L’università, e più in generale la scuola nel nostro paese, soffrono di una gravissima delegittimazione: il loro posto nella società è interpretato dai più in termini totalmente strumentali, con letture ravvicinate del mercato del lavoro. L’Italia, come è noto, è un paese con un numero di laureati per abitante inferiore a quello dei paesi europei più avanzati(6). Il numero degli abbandoni è altissimo, l’analfabetismo ha ripreso a crescere soprattutto nelle aree più ricche, la tenaglia tra reddito e livello di istruzione dei genitori mostra che l’intero sistema educativo continua ad operare secondo il principio di selezione, architrave della “Carta della scuola” Bottai. Si deve pertanto riprogettare un sistema educativo cambiando in profondità il suo operare, per dare forma concreta alla scuola come risorsa della democrazia. Per questo i servizi educativi, le materne, le scuole professionali, il sostegno al diritto allo studio da parte dell’Ente locale, devono operare verso la distribuzione non solo del reddito, ma della conoscenza. Si tratta di una politica locale che aiuti le famiglie contro l’insuccesso scolastico, che metta in contatto adulti e studenti con il polimorfismo del mondo, per capire e accettare che la “nostra” storia non è tutta la storia del mondo.

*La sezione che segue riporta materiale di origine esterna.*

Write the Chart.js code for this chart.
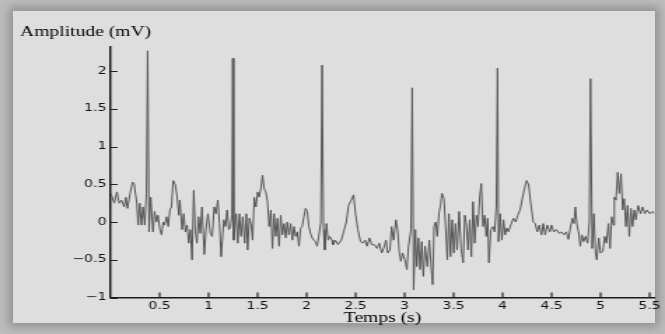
<!DOCTYPE html>
<html lang="fr">
<head>
<meta charset="UTF-8" />
<title>ECG</title>
<script src="https://cdn.jsdelivr.net/npm/chart.js@4.4.1/dist/chart.umd.min.js"></script>
<style>
  body { margin: 0; background: #c2c2c2; }
  #frame { position: relative; width: 665px; height: 334px; overflow: hidden; background: #bdbdbd; }
  #panel { position: absolute; left: 13px; top: 11px; width: 642px; height: 312px; background: #dedede;
           box-shadow: 0 0 9px 4px rgba(60,60,60,0.35); }
  #wrap { position: absolute; left: 0; top: 0; width: 475px; height: 334px; transform: scaleX(1.4); transform-origin: 0 0; }
</style>
</head>
<body>
<div id="frame">
  <div id="panel"></div>
  <div id="wrap"><canvas id="myChart" width="475" height="334"></canvas></div>
</div>

<script>
// temps (s)
var times = [
  0.003, 0.037, 0.064, 0.088, 0.111, 0.138, 0.155, 0.172, 0.199, 0.223, 0.24, 0.267, 0.28, 0.297, 0.314, 0.331, 0.348, 0.365, 0.378, 0.392,
  0.409, 0.432, 0.449, 0.469, 0.483, 0.503, 0.52, 0.537, 0.55, 0.571, 0.588, 0.605, 0.621, 0.638, 0.662, 0.679, 0.696, 0.706, 0.729, 0.746,
  0.763, 0.78, 0.797, 0.814, 0.831, 0.848, 0.865, 0.881, 0.898, 0.915, 0.932, 0.956, 0.973, 0.993, 1.017, 1.037, 1.057, 1.074, 1.094, 1.111,
  1.128, 1.155, 1.172, 1.189, 1.206, 1.223, 1.238, 1.246, 1.256, 1.28, 1.297, 1.314, 1.331, 1.348, 1.368, 1.385, 1.398, 1.415, 1.432, 1.449,
  1.466, 1.483, 1.5, 1.516, 1.533, 1.55, 1.567, 1.584, 1.601, 1.618, 1.635, 1.651, 1.668, 1.685, 1.702, 1.719, 1.736, 1.753, 1.77, 1.787,
  1.803, 1.82, 1.837, 1.854, 1.871, 1.888, 1.905, 1.922, 1.939, 1.955, 1.972, 1.989, 2.006, 2.023, 2.04, 2.057, 2.074, 2.091, 2.107, 2.124,
  2.145, 2.158, 2.172, 2.185, 2.202, 2.219, 2.236, 2.259, 2.27, 2.293, 2.32, 2.354, 2.378, 2.405, 2.428, 2.455, 2.479, 2.499, 2.523, 2.55,
  2.573, 2.597, 2.617, 2.641, 2.665, 2.692, 2.719, 2.742, 2.766, 2.786, 2.81, 2.827, 2.85, 2.867, 2.888, 2.911, 2.928, 2.945, 2.962, 2.979,
  3.002, 3.023, 3.04, 3.065, 3.077, 3.092, 3.11, 3.124, 3.141, 3.158, 3.175, 3.191, 3.208, 3.232, 3.252, 3.273, 3.286, 3.3, 3.316, 3.333,
  3.35, 3.365, 3.381, 3.401, 3.418, 3.435, 3.452, 3.468, 3.485, 3.502, 3.519, 3.536, 3.556, 3.576, 3.597, 3.614, 3.63, 3.647, 3.664, 3.681,
  3.698, 3.715, 3.732, 3.749, 3.766, 3.782, 3.799, 3.816, 3.833, 3.847, 3.86, 3.88, 3.901, 3.918, 3.935, 3.948, 3.958, 3.975, 3.992, 4.009,
  4.026, 4.043, 4.059, 4.083, 4.11, 4.134, 4.154, 4.178, 4.201, 4.222, 4.245, 4.266, 4.286, 4.313, 4.333, 4.353, 4.374, 4.397, 4.414, 4.434,
  4.455, 4.482, 4.498, 4.522, 4.549, 4.576, 4.6, 4.623, 4.65, 4.671, 4.691, 4.711, 4.728, 4.742, 4.759, 4.775, 4.792, 4.809, 4.826, 4.846,
  4.867, 4.885, 4.897, 4.914, 4.931, 4.948, 4.961, 4.981, 4.998, 5.022, 5.042, 5.059, 5.079, 5.096, 5.113, 5.13, 5.14, 5.157, 5.174, 5.191,
  5.208, 5.225, 5.241, 5.258, 5.275, 5.292, 5.309, 5.326, 5.343, 5.36, 5.383, 5.407, 5.427, 5.451, 5.474, 5.502, 5.529, 5.548
];
// amplitude (mV)
var amplitude = [
  0.38, 0.25, 0.4, 0.25, 0.29, 0.2, 0.33, 0.18, 0.38, 0.53, 0.51, 0.25, -0.04, 0.25, -0.04, 0.2, -0.04, 0.38, 2.27, -0.13,
  0.33, -0.13, 0.14, 0, 0.09, -0.1, -0.17, 0, -0.04, 0.07, -0.06, 0.16, 0.2, 0.55, 0.49, 0.33, 0.09, 0.29, -0.1, 0.11,
  -0.13, -0.04, -0.28, -0.1, -0.5, 0.42, -0.13, -0.28, 0.07, -0.15, 0.2, -0.43, -0.1, 0.11, -0.15, -0.19, 0.2, 0.11, 0.29, -0.02,
  -0.46, 0.03, -0.06, 0.16, -0.1, -0.06, 0.1, 2.17, -0.24, 0.11, -0.28, 0.11, -0.19, 0.07, -0.28, 0.11, -0.37, 0.05, -0.02, -0.24,
  0.33, 0.2, 0.4, 0.33, 0.44, 0.62, 0.44, 0.4, 0.27, -0.06, 0.16, -0.35, 0.11, -0.19, 0.05, -0.32, 0.09, -0.17, -0.02, -0.21,
  0, -0.17, -0.02, -0.24, -0.06, -0.19, -0.13, -0.32, -0.08, -0.06, 0.07, 0.18, 0.14, -0.06, -0.15, -0.21, -0.24, -0.26, -0.32, -0.19,
  0, 2.08, -0.1, -0.37, -0.02, -0.24, -0.19, -0.24, -0.3, -0.24, -0.3, -0.24, -0.13, 0, 0.22, 0.29, 0.36, 0.11, -0.1, -0.26,
  -0.28, -0.24, -0.32, -0.21, -0.3, -0.3, -0.35, -0.28, -0.41, -0.35, -0.24, -0.41, -0.37, -0.06, -0.24, 0.03, -0.1, -0.39, -0.52, -0.41,
  -0.5, -0.63, -0.32, -0.1, 1.78, -0.9, -0.1, -0.59, -0.21, -0.63, -0.26, -0.72, -0.32, -0.59, -0.24, -0.63, -0.83, -0.06, 0, -0.19,
  0.11, 0.22, 0.38, 0.31, -0.06, -0.5, 0.11, -0.46, 0.03, -0.41, -0.02, -0.37, 0.14, -0.35, -0.54, 0.09, -0.04, -0.37, 0.03, -0.46,
  0.27, -0.28, 0.09, -0.06, 0.33, 0.51, -0.06, 0.09, -0.19, 0.05, -0.54, -0.1, -0.06, -0.13, 0.2, 2.04, -0.26, 0.11, -0.24, 0.03,
  -0.17, -0.08, -0.13, -0.04, 0.05, 0, 0.09, 0.16, 0.31, 0.44, 0.55, 0.49, 0.25, 0, -0.02, -0.13, -0.04, -0.17, -0.02, -0.17,
  -0.04, -0.13, -0.04, -0.13, -0.1, -0.15, -0.13, -0.17, -0.13, -0.23, -0.08, 0.05, -0.02, 0.2, -0.04, -0.13, -0.32, -0.17, -0.26, -0.19,
  -0.28, 0, 1.9, -0.35, 0.11, -0.41, -0.5, -0.21, -0.41, -0.39, -0.19, -0.28, -0.02, -0.35, 0.07, -0.04, 0.33, 0.29, 0.66, 0.38,
  0.64, 0.16, 0.31, -0.06, 0.22, -0.19, 0.18, -0.06, 0.16, 0.03, 0.22, 0.11, 0.2, 0.11, 0.16, 0.11, 0.14, 0.11
];
var yTicks = [-1, -0.5, 0, 0.5, 1, 1.5, 2];
var xTicks = [0.5, 1, 1.5, 2, 2.5, 3, 3.5, 4, 4.5, 5, 5.5];

var pts = times.map(function (t, i) { return { x: t, y: amplitude[i] }; });

// petites graduations vers l'intérieur, comme sous matlab
var innerTicks = {
  id: 'innerTicks',
  afterDraw: function (chart) {
    var ctx = chart.ctx, a = chart.chartArea, sx = chart.scales.x, sy = chart.scales.y;
    ctx.save();
    ctx.strokeStyle = '#222';
    ctx.lineWidth = 1.2;
    ctx.beginPath();
    yTicks.forEach(function (v) {
      var py = Math.round(sy.getPixelForValue(v)) + 0.5;
      ctx.moveTo(a.left, py); ctx.lineTo(a.left + 5, py);
    });
    xTicks.forEach(function (v) {
      var px = sx.getPixelForValue(v);
      ctx.moveTo(px, a.bottom); ctx.lineTo(px, a.bottom - 5);
    });
    ctx.stroke();
    ctx.restore();
  }
};

var ctx = document.getElementById('myChart').getContext('2d');
var myChart = new Chart(ctx, {
  type: 'line',
  data: {
    datasets: [{
      data: pts,
      borderColor: '#555',
      borderWidth: 1,
      pointRadius: 0,
      tension: 0,
      fill: false
    }]
  },
  options: {
    responsive: false,
    animation: false,
    events: [],
    layout: { padding: { top: 10, left: 14.3, right: 3.6, bottom: 0 } },
    plugins: {
      legend: { display: false },
      tooltip: { enabled: false },
      title: {
        display: true,
        text: 'Amplitude (mV)',
        align: 'start',
        color: '#000',
        font: { family: 'Liberation Serif', size: 14, weight: 'normal' },
        padding: { top: 13.6, bottom: 6.6 }
      }
    },
    scales: {
      x: {
        type: 'linear',
        min: 0,
        max: 5.55,
        afterBuildTicks: function (s) { s.ticks = xTicks.map(function (v) { return { value: v }; }); },
        afterFit: function (s) { s.height = 36.5; },
        grid: { display: false, drawTicks: false },
        border: { display: true, color: '#1a1a1a', width: 1.5 },
        ticks: {
          padding: 3,
          color: '#111',
          autoSkip: false,
          maxRotation: 0,
          font: { family: 'DejaVu Sans', size: 10 },
          callback: function (v) { return String(v); }
        },
        title: {
          display: true,
          text: 'Temps (s)',
          color: '#000',
          font: { family: 'Liberation Serif', size: 14, weight: 'normal' },
          padding: { top: 0, bottom: 7.6 }
        }
      },
      y: {
        min: -1,
        max: 2.32,
        afterBuildTicks: function (s) { s.ticks = yTicks.map(function (v) { return { value: v }; }); },
        afterFit: function (s) { s.width = 64.7; },
        grid: { display: false, drawTicks: false },
        border: { display: true, color: '#1a1a1a', width: 1.5 },
        ticks: {
          padding: 3,
          color: '#111',
          font: { family: 'DejaVu Sans', size: 10 },
          callback: function (v) { return v < 0 ? '\u2212' + Math.abs(v) : String(v); }
        }
      }
    }
  },
  plugins: [innerTicks]
});
</script>
</body>
</html>
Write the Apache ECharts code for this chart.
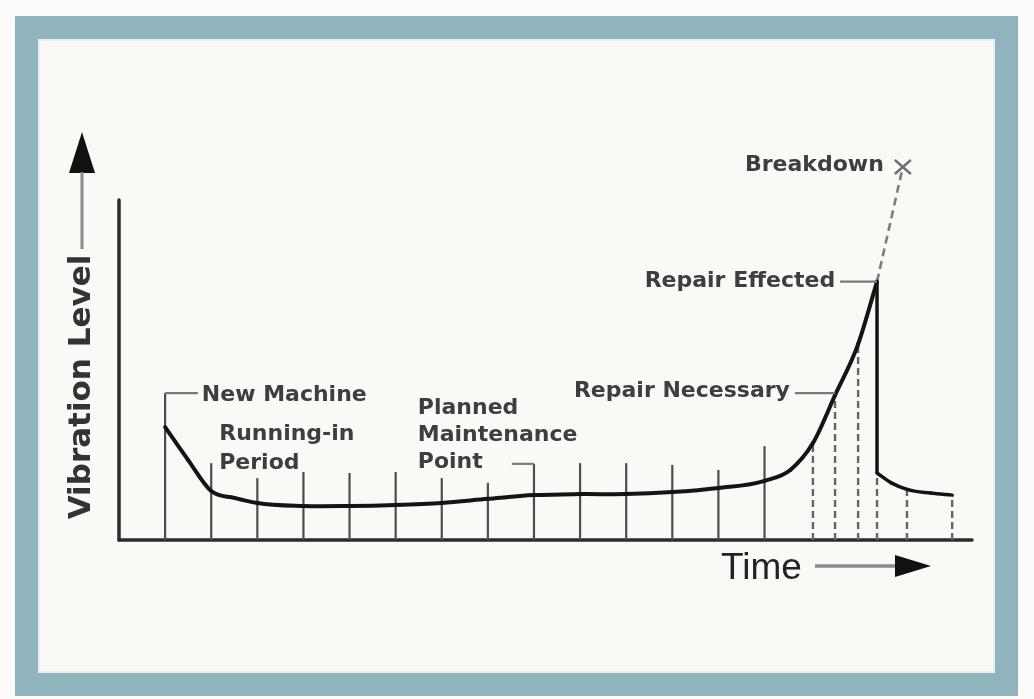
<!DOCTYPE html>
<html>
<head>
<meta charset="utf-8">
<title>Vibration Level vs Time</title>
<script src="https://cdn.jsdelivr.net/npm/echarts@6/dist/echarts.min.js"></script>
<style>
  html, body { margin: 0; padding: 0; background: #fbfbfa; }
  #chart { width: 1034px; height: 699px; }
</style>
</head>
<body>
<div id="chart"></div>
<script>
// Machine condition: vibration level over operating time.
// Time is counted in inspection intervals; level is on a 0-100 scale.

// Routine readings (solid vertical lines) and how high each line rises
const tickTimes = [1, 2, 3, 4, 5, 6, 7, 8, 9, 10, 11, 12, 13, 14];
const tickTops  = [43.2, 22.6, 18.2, 20.0, 19.7, 20.0, 18.2, 16.8, 22.4, 22.6, 22.6, 22.1, 20.6, 27.6];

// Closer readings once wear sets in, plus readings after the repair (dashed)
const checkTimes = [15.05, 15.53, 16.03, 16.44, 17.09, 18.07];
const checkTops  = [28.5, 42.6, 57.6, 19.7, 14.9, 13.2];

// Vibration from new machine up to the repair
const wearTime  = [1, 1.5, 2, 2.5, 3, 4, 5, 6, 7, 8, 9, 10, 11, 12, 13, 14, 14.56, 15.05, 15.53, 16.03, 16.44];
const wearLevel = [33.2, 23.5, 14.4, 12.4, 10.9, 10.0, 10.0, 10.3, 10.9, 12.1, 13.2, 13.5, 13.5, 14.1, 15.3, 17.4, 20.6, 28.5, 42.6, 57.6, 76.0];

// Drop in vibration when the repair is made
const repairTime  = [16.44, 16.44];
const repairLevel = [76.0, 19.7];

// Settling after the repair
const afterTime  = [16.44, 16.75, 17.09, 17.6, 18.07];
const afterLevel = [19.7, 16.8, 14.9, 13.8, 13.2];

// Where vibration would have gone without a repair
const breakdownTime  = [16.44, 17.0];
const breakdownLevel = [76.0, 109.7];

// Annotations: text, anchor (time, level) and where the leader line ends
const noteTexts  = ['New Machine', 'Running-in\nPeriod', 'Planned\nMaintenance\nPoint', 'Repair Necessary', 'Repair Effected', 'Breakdown'];
const noteTimes  = [1.71, 2, 8.52, 14.66, 15.64, 17.0];
const noteLevels = [43.2, 22.6, 22.4, 43.2, 76.0, 109.7];
const leaderEnds = [1, null, 9, 15.53, 16.44, null];

// Axis titles
const yTitle = 'Vibration Level';
const xTitle = 'Time';

// Text placement relative to each anchor, in pixels
const noteLayout = [
  { dx: 4,   dy: 2,  align: 'left',  lineH: 28 },
  { dx: 8,   dy: 0,  align: 'left',  lineH: 29 },
  { dx: -94, dy: -2, align: 'left',  lineH: 27 },
  { dx: -5,  dy: -2, align: 'right', lineH: 28 },
  { dx: -5,  dy: 0,  align: 'right', lineH: 28 },
  { dx: -19, dy: -2, align: 'right', lineH: 28 }
];

const pairs = (xs, ys) => xs.map((x, i) => [x, ys[i]]);

const noteFont = 'bold 22px "DejaVu Sans", sans-serif';
const inkText = '#3e3e3e';
const inkCurve = '#141414';
const inkTick = '#4d4d4d';
const inkLeader = '#7a7a7a';

// Smooth curve through the readings: each item draws the cubic Hermite
// segment to the next reading, with slopes from neighbouring readings.
function curveSegments(times, levels, width) {
  return (params, api) => {
    const i = params.dataIndex;
    const n = times.length;
    if (i >= n - 1) return null;
    const P = k => api.coord([times[k], levels[k]]);
    const slope = k => {
      const p = P(k);
      if (k === 0) { const q = P(1); return (q[1] - p[1]) / (q[0] - p[0]); }
      if (k === n - 1) { const o = P(k - 1); return (p[1] - o[1]) / (p[0] - o[0]); }
      const o = P(k - 1), q = P(k + 1);
      const h0 = p[0] - o[0], h1 = q[0] - p[0];
      const d0 = (p[1] - o[1]) / h0, d1 = (q[1] - p[1]) / h1;
      return (d0 * h1 + d1 * h0) / (h0 + h1);
    };
    const a = P(i), b = P(i + 1), h = b[0] - a[0];
    const ma = slope(i), mb = slope(i + 1);
    return {
      type: 'bezierCurve',
      shape: {
        x1: a[0], y1: a[1], x2: b[0], y2: b[1],
        cpx1: a[0] + h / 3, cpy1: a[1] + ma * h / 3,
        cpx2: b[0] - h / 3, cpy2: b[1] - mb * h / 3
      },
      style: { fill: 'none', stroke: inkCurve, lineWidth: width, lineCap: 'round' }
    };
  };
}

const chart = echarts.init(document.getElementById('chart'), null, { renderer: 'canvas' });

chart.setOption({
  animation: false,
  backgroundColor: '#fbfbfa',
  grid: { left: 119, right: 62, top: 200, bottom: 159, containLabel: false },
  xAxis: {
    type: 'value', min: 0, max: 18.5,
    axisLine: { show: true, onZero: false, lineStyle: { color: '#2b2b2b', width: 3.5 } },
    axisTick: { show: false }, axisLabel: { show: false }, splitLine: { show: false }
  },
  yAxis: {
    type: 'value', min: 0, max: 100,
    axisLine: { show: true, onZero: false, lineStyle: { color: '#2b2b2b', width: 3.5 } },
    axisTick: { show: false }, axisLabel: { show: false }, splitLine: { show: false }
  },
  graphic: [
    // blue card frame
    { type: 'rect', z: -20, shape: { x: 15, y: 16, width: 1003, height: 680 }, style: { fill: '#8fb4be' } },
    { type: 'rect', z: -19, shape: { x: 38, y: 39, width: 957, height: 634 }, style: { fill: '#e6eff1' } },
    { type: 'rect', z: -18, shape: { x: 40, y: 41, width: 953, height: 630 }, style: { fill: '#fbf9f6' } },
    // vertical axis title with arrow
    { type: 'polygon', z: 10, shape: { points: [[82, 132], [69, 173], [95, 173]] }, style: { fill: '#111' } },
    { type: 'line', z: 10, shape: { x1: 82, y1: 172, x2: 82, y2: 249 }, style: { stroke: '#8a8a8a', lineWidth: 3 } },
    {
      type: 'text', z: 10, x: 82, y: 387, rotation: Math.PI / 2,
      style: { text: yTitle, font: 'bold 31px "DejaVu Sans", sans-serif', fill: '#333', align: 'center', verticalAlign: 'middle' }
    },
    // horizontal axis title with arrow
    {
      type: 'text', z: 10, x: 721, y: 569,
      style: { text: xTitle, font: '37px "Liberation Sans", sans-serif', fill: '#222', align: 'left', verticalAlign: 'middle' }
    },
    { type: 'line', z: 10, shape: { x1: 815, y1: 566, x2: 898, y2: 566 }, style: { stroke: '#8a8a8a', lineWidth: 3.5 } },
    { type: 'polygon', z: 10, shape: { points: [[931, 566], [895, 555], [895, 577]] }, style: { fill: '#111' } }
  ],
  series: [
    {
      // routine readings
      type: 'custom', z: 1,
      data: pairs(tickTimes, tickTops),
      encode: { x: 0, y: 1 },
      renderItem: (params, api) => {
        const a = api.coord([api.value(0), 0]);
        const b = api.coord([api.value(0), api.value(1)]);
        return { type: 'line', shape: { x1: a[0], y1: a[1], x2: b[0], y2: b[1] }, style: { stroke: inkTick, lineWidth: 2.2 } };
      }
    },
    {
      // closer readings and post-repair readings
      type: 'custom', z: 1,
      data: pairs(checkTimes, checkTops),
      encode: { x: 0, y: 1 },
      renderItem: (params, api) => {
        const a = api.coord([api.value(0), 0]);
        const b = api.coord([api.value(0), api.value(1)]);
        return { type: 'line', shape: { x1: a[0], y1: a[1], x2: b[0], y2: b[1] }, style: { stroke: '#666', lineWidth: 2.4, lineDash: [7, 4] } };
      }
    },
    {
      // wear curve
      type: 'custom', z: 5,
      data: pairs(wearTime, wearLevel),
      encode: { x: 0, y: 1 },
      renderItem: curveSegments(wearTime, wearLevel, 4)
    },
    {
      type: 'line', z: 5, clip: false,
      data: pairs(repairTime, repairLevel),
      showSymbol: false, symbol: 'none',
      lineStyle: { color: inkCurve, width: 3.5 }
    },
    {
      // settling after repair
      type: 'custom', z: 5,
      data: pairs(afterTime, afterLevel),
      encode: { x: 0, y: 1 },
      renderItem: curveSegments(afterTime, afterLevel, 3.5)
    },
    {
      type: 'line', z: 4, clip: false,
      data: pairs(breakdownTime, breakdownLevel),
      showSymbol: false, symbol: 'none',
      lineStyle: { color: '#7d7d7d', width: 2.6, type: [8, 5] }
    },
    {
      // annotation texts, leader lines and the breakdown cross
      type: 'custom', z: 6,
      data: noteTimes.map((t, i) => [t, noteLevels[i], i]),
      encode: { x: 0, y: 1 },
      renderItem: (params, api) => {
        const i = api.value(2);
        const p = api.coord([api.value(0), api.value(1)]);
        const lay = noteLayout[i];
        const children = [];
        if (leaderEnds[i] !== null) {
          const q = api.coord([leaderEnds[i], api.value(1)]);
          children.push({ type: 'line', shape: { x1: p[0], y1: p[1], x2: q[0], y2: q[1] }, style: { stroke: inkLeader, lineWidth: 2.2 } });
        }
        const lines = noteTexts[i].split('\n');
        lines.forEach((s, k) => {
          children.push({
            type: 'text',
            x: p[0] + lay.dx,
            y: p[1] + lay.dy + (k - (lines.length - 1)) * lay.lineH,
            style: { text: s, font: noteFont, fill: inkText, align: lay.align, verticalAlign: 'middle' }
          });
        });
        if (i === noteTexts.length - 1) {
          const r = 8;
          children.push({ type: 'line', shape: { x1: p[0] - r, y1: p[1] - r + 1, x2: p[0] + r, y2: p[1] + r - 1 }, style: { stroke: '#6f6f6f', lineWidth: 2.4 } });
          children.push({ type: 'line', shape: { x1: p[0] + r, y1: p[1] - r + 1, x2: p[0] - r, y2: p[1] + r - 1 }, style: { stroke: '#6f6f6f', lineWidth: 2.4 } });
        }
        return { type: 'group', children };
      }
    }
  ]
});
</script>
</body>
</html>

Per contrastare il capitalismo cognitivo, è necessario l’avvio di una radicale ridistribuzione non solo dei redditi, ma anche delle conoscenze. Tale connessione fra distribuzione dei saperi e del reddito, comporta inoltre un’attenzione strategica all’organizzare una “seconda opportunità” per i circa 100.000 alunni/e sotto i quindici anni che ora evadono l’obbligo scolastico, e per tutti gli “studenti perduti” nei vari percorsi scolastici. Questa è la vera nuova scuola che non è la scuola della selezione né dell’impresa, né delle élites dell’iperborghesia, che non è la scuola della desertificazione culturale, della competizione, in ultima analisi la scuola della guerra. Non è una grande eresia chiedere una società della conoscenza per tutti/e, rifiutando una scuola generica, poco esigente e pur selettiva socialmente, e puntando invece ad una connessione organica tra sviluppo personale ed evoluzione socio-politica.
Per questo sul territorio serve cultura, cultura e ancora cultura e… meno capitalismo!

1) Si può considerare una variante del patriottismo richiesto dallo stato-nazione.
2) E’ questa implosione del sistema politico a segnare la crisi che attraversa la democrazia nell’occidente capitalistico.
3) Cfr. Reich (Segretary of Labor nella prima amministrazione Clinton), L’economia delle nazioni, ed Sole-24 Ore, 1994.
4) L. Cillario, L’economia degli spettri, Manifestolibri, 1996.
5) M. Alcaro, Economia totale e mondo della vita – Il liberismo nell’era della biopolitica, manifestolibri, 2003.
6) Il rapporto Ocse (Education at a glance, 2002) sul conseguimento scolastico mostra che, a fronte di una media Ocse del 26% della popolazione in età compresa tra i 25 e 64 anni con titolo universitario o parauniversitario, l’Italia registra il 12%.